* Task to complete *
Below are the records. Retype, exactly, the lines from the first through the line with "const aMYl = [0.155, 0.21, 0.35];", and leave out the pictures.

** start of Task input **

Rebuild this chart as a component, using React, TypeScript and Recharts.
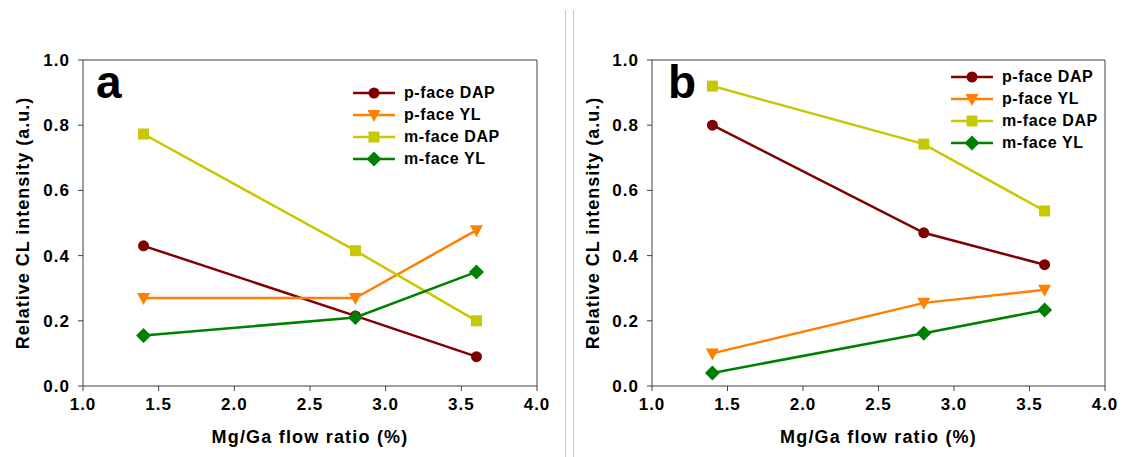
import React from 'react';
import { LineChart, Line, XAxis, YAxis, ReferenceLine } from 'recharts';

const flowRatio = [1.4, 2.8, 3.6];
const xTicks = [1.0, 1.5, 2.0, 2.5, 3.0, 3.5, 4.0];
const yTicks = [0.0, 0.2, 0.4, 0.6, 0.8, 1.0];
const seriesNames = ['p-face DAP', 'p-face YL', 'm-face DAP', 'm-face YL'];

// panel a
const aPDap = [0.43, 0.215, 0.09];
const aPYl = [0.27, 0.27, 0.478];
const aMDap = [0.773, 0.415, 0.2];
const aMYl = [0.155, 0.21, 0.35];

// panel b
const bPDap = [0.8, 0.47, 0.372];
const bPYl = [0.1, 0.255, 0.295];
const bMDap = [0.92, 0.742, 0.537];
const bMYl = [0.04, 0.162, 0.233];

const COLORS: Record<string, string> = {
  'p-face DAP': '#800000',
  'p-face YL': '#ff8000',
  'm-face DAP': '#c8c800',
  'm-face YL': '#008000',
};
const KEYS: Record<string, string> = {
  'p-face DAP': 'pDap',
  'p-face YL': 'pYl',
  'm-face DAP': 'mDap',
  'm-face YL': 'mYl',
};

const FONT = 'Liberation Sans, Arial, sans-serif';
const AXIS = '#404040';

const buildRows = (pDap: number[], pYl: number[], mDap: number[], mYl: number[]) =>
  flowRatio.map((x, i) => ({ x, pDap: pDap[i], pYl: pYl[i], mDap: mDap[i], mYl: mYl[i] }));

const panelA = buildRows(aPDap, aPYl, aMDap, aMYl);
const panelB = buildRows(bPDap, bPYl, bMDap, bMYl);

function Marker({ name, cx, cy }: { name: string; cx: number; cy: number }) {
  const c = COLORS[name];
  if (cx == null || cy == null) return null;
  if (name === 'p-face DAP') return <circle cx={cx} cy={cy} r={5.5} fill={c} />;
  if (name === 'p-face YL')
    return <polygon points={`${cx - 6.5},${cy - 5} ${cx + 6.5},${cy - 5} ${cx},${cy + 7}`} fill={c} />;
  if (name === 'm-face DAP') return <rect x={cx - 5.5} y={cy - 5.5} width={11} height={11} fill={c} />;
  return <polygon points={`${cx},${cy - 7.5} ${cx + 7.5},${cy} ${cx},${cy + 7.5} ${cx - 7.5},${cy}`} fill={c} />;
}

function LegendBox({ left, top }: { left: number; top: number }) {
  return (
    <div style={{ position: 'absolute', left, top, fontFamily: FONT, fontWeight: 'bold', fontSize: 16,
      letterSpacing: 0.6, color: '#000' }}>
      {seriesNames.map((n) => (
        <div key={n} style={{ display: 'flex', alignItems: 'center', height: 22 }}>
          <svg width={44} height={20} style={{ marginRight: 8 }}>
            <line x1={1} y1={10} x2={43} y2={10} stroke={COLORS[n]} strokeWidth={2.5} />
            <Marker name={n} cx={22} cy={10} />
          </svg>
          <span>{n}</span>
        </div>
      ))}
    </div>
  );
}

function YTitle(props: any) {
  const vb = props.viewBox || {};
  const x = vb.x + 23;
  const y = vb.y + vb.height / 2;
  return (
    <text x={x} y={y} transform={`rotate(-90 ${x} ${y})`} textAnchor="middle" dominantBaseline="central"
      fontFamily={FONT} fontWeight="bold" fontSize={18} letterSpacing={1} fill="#000">
      Relative CL intensity (a.u.)
    </text>
  );
}

function XTitle(props: any) {
  const vb = props.viewBox || {};
  const x = vb.x + vb.width / 2;
  return (
    <text x={x} y={vb.y + 51} textAnchor="middle" dominantBaseline="central"
      fontFamily={FONT} fontWeight="bold" fontSize={18} letterSpacing={1.2} fill="#000">
      Mg/Ga flow ratio (%)
    </text>
  );
}

const tickStyle = { fontFamily: FONT, fontWeight: 'bold', fontSize: 17, letterSpacing: 1, fill: '#000' };

function Panel({ data, letter, width, yAxisWidth, letterPos }: any) {
  return (
    <LineChart width={width} height={457} data={data} margin={{ top: 60, right: 21, bottom: 11, left: 0 }}>
      <XAxis dataKey="x" type="number" domain={[1, 4]} ticks={xTicks} tickFormatter={(v) => v.toFixed(1)}
        stroke={AXIS} tickSize={5} tickMargin={7} tick={tickStyle} height={60} label={<XTitle />} />
      <YAxis domain={[0, 1]} ticks={yTicks} tickFormatter={(v) => v.toFixed(1)} stroke={AXIS} tickSize={5}
        tickMargin={8} tick={tickStyle} width={yAxisWidth} label={<YTitle />} />
      <ReferenceLine y={1} stroke={AXIS} strokeWidth={1} />
      <ReferenceLine x={4} stroke={AXIS} strokeWidth={1} />
      {seriesNames.map((n) => (
        <Line key={n} name={n} dataKey={KEYS[n]} stroke={COLORS[n]} strokeWidth={2.5} isAnimationActive={false}
          dot={(p: any) => <Marker key={`${n}-${p.index}`} name={n} cx={p.cx} cy={p.cy} />} activeDot={false} />
      ))}
      <text x={letterPos[0]} y={letterPos[1]} fontFamily={FONT} fontWeight="bold" fontSize={46} fill="#000">
        {letter}
      </text>
    </LineChart>
  );
}

export default function App() {
  return (
    <div style={{ position: 'absolute', left: 0, top: 0, width: 1126, height: 457, background: '#fff' }}>
      <div style={{ position: 'absolute', left: 0, top: 0 }}>
        <Panel data={panelA} letter="a" width={558} yAxisWidth={83} letterPos={[96, 98]} />
      </div>
      <LegendBox left={352} top={82} />
      <div style={{ position: 'absolute', left: 565, top: 10, width: 1, height: 447, background: '#c8c8c8' }} />
      <div style={{ position: 'absolute', left: 573, top: 10, width: 1, height: 447, background: '#c8c8c8' }} />
      <div style={{ position: 'absolute', left: 570, top: 0 }}>
        <Panel data={panelB} letter="b" width={556} yAxisWidth={82} letterPos={[98, 98]} />
      </div>
      <LegendBox left={950} top={66} />
    </div>
  );
}
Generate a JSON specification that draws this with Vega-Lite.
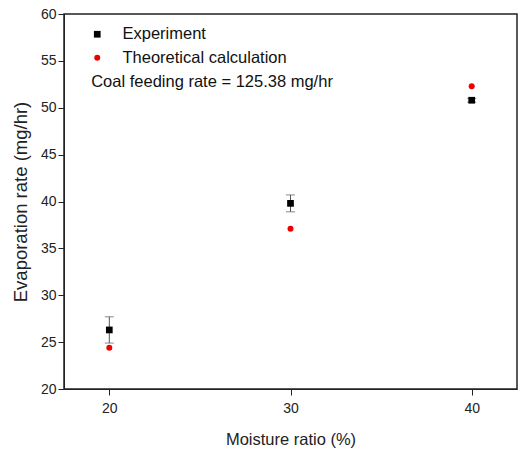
{
  "$schema": "https://vega.github.io/schema/vega-lite/v6.json",
  "width": 453,
  "height": 375,
  "autosize": {"type": "none"},
  "padding": {"left": 64, "top": 14, "right": 3, "bottom": 63},
  "background": "white",
  "config": {
    "font": "Liberation Sans",
    "view": {"stroke": "#222", "strokeWidth": 1.5},
    "axis": {
      "grid": false,
      "domainColor": "#222",
      "tickColor": "#222",
      "labelColor": "#222",
      "titleColor": "#222",
      "labelFontSize": 14,
      "titleFontSize": 16.5,
      "titleFontWeight": "normal",
      "labelFont": "Liberation Sans",
      "titleFont": "Liberation Sans"
    }
  },
  "datasets": {
    "pts": [
      {"moisture": 20, "rate": 26.3, "series": "Experiment"},
      {"moisture": 30, "rate": 39.8, "series": "Experiment"},
      {"moisture": 40, "rate": 50.8, "series": "Experiment"},
      {"moisture": 20, "rate": 24.4, "series": "Theoretical calculation"},
      {"moisture": 30, "rate": 37.1, "series": "Theoretical calculation"},
      {"moisture": 40, "rate": 52.3, "series": "Theoretical calculation"}
    ],
    "err": [
      {"moisture": 20, "low": 24.9, "high": 27.7},
      {"moisture": 30, "low": 38.9, "high": 40.7},
      {"moisture": 40, "low": 50.6, "high": 51.0}
    ],
    "note": [
      {"x": 19.0, "y": 52.7, "label": "Coal feeding rate = 125.38 mg/hr"}
    ]
  },
  "layer": [
    {
      "data": {"name": "err"},
      "mark": {"type": "errorbar", "color": "#555", "thickness": 1, "ticks": {"size": 9, "color": "#555", "thickness": 1}},
      "encoding": {
        "x": {"field": "moisture", "type": "quantitative",
          "scale": {"domain": [17.5, 42.5], "nice": false, "zero": false},
          "axis": {"values": [20, 30, 40], "title": "Moisture ratio (%)", "tickSize": 6, "labelPadding": 6, "titlePadding": 16}},
        "y": {"field": "low", "type": "quantitative",
          "scale": {"domain": [20, 60], "nice": false, "zero": false},
          "axis": {"values": [20, 22.5, 25, 27.5, 30, 32.5, 35, 37.5, 40, 42.5, 45, 47.5, 50, 52.5, 55, 57.5, 60],
            "labelExpr": "datum.value % 5 === 0 ? datum.label : ''",
            "tickSize": {"condition": {"test": "datum.value % 5 !== 0", "value": 3}, "value": 6},
            "title": "Evaporation rate (mg/hr)", "titleFontSize": 18.5, "labelPadding": 2, "titlePadding": 10}},
        "y2": {"field": "high"}
      }
    },
    {
      "data": {"name": "pts"},
      "mark": {"type": "point", "filled": true, "opacity": 1},
      "encoding": {
        "x": {"field": "moisture", "type": "quantitative"},
        "y": {"field": "rate", "type": "quantitative"},
        "color": {"field": "series", "type": "nominal",
          "scale": {"domain": ["Experiment", "Theoretical calculation"], "range": ["#000000", "#ee0000"]},
          "legend": {"orient": "none", "legendX": 25, "legendY": 12, "title": null,
            "labelFontSize": 16.5, "labelFont": "Liberation Sans", "labelColor": "#111", "labelOffset": 17,
            "labelLimit": 400, "rowPadding": 6.5, "symbolStrokeWidth": 0}},
        "shape": {"field": "series", "type": "nominal",
          "scale": {"domain": ["Experiment", "Theoretical calculation"], "range": ["square", "circle"]}},
        "size": {"field": "series", "type": "nominal",
          "scale": {"domain": ["Experiment", "Theoretical calculation"], "range": [45, 36]}, "legend": null}
      }
    },
    {
      "data": {"name": "note"},
      "mark": {"type": "text", "align": "left", "baseline": "middle", "fontSize": 16.5, "font": "Liberation Sans", "color": "#111"},
      "encoding": {
        "x": {"field": "x", "type": "quantitative"},
        "y": {"field": "y", "type": "quantitative"},
        "text": {"field": "label"}
      }
    }
  ]
}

** end of Task input **

* Written solution *
Rebuild this chart as a component, using React, TypeScript and Recharts.
import React from 'react';
import { LineChart, Line, XAxis, YAxis, ReferenceLine } from 'recharts';

const flowRatio = [1.4, 2.8, 3.6];
const xTicks = [1.0, 1.5, 2.0, 2.5, 3.0, 3.5, 4.0];
const yTicks = [0.0, 0.2, 0.4, 0.6, 0.8, 1.0];
const seriesNames = ['p-face DAP', 'p-face YL', 'm-face DAP', 'm-face YL'];

// panel a
const aPDap = [0.43, 0.215, 0.09];
const aPYl = [0.27, 0.27, 0.478];
const aMDap = [0.773, 0.415, 0.2];
const aMYl = [0.155, 0.21, 0.35];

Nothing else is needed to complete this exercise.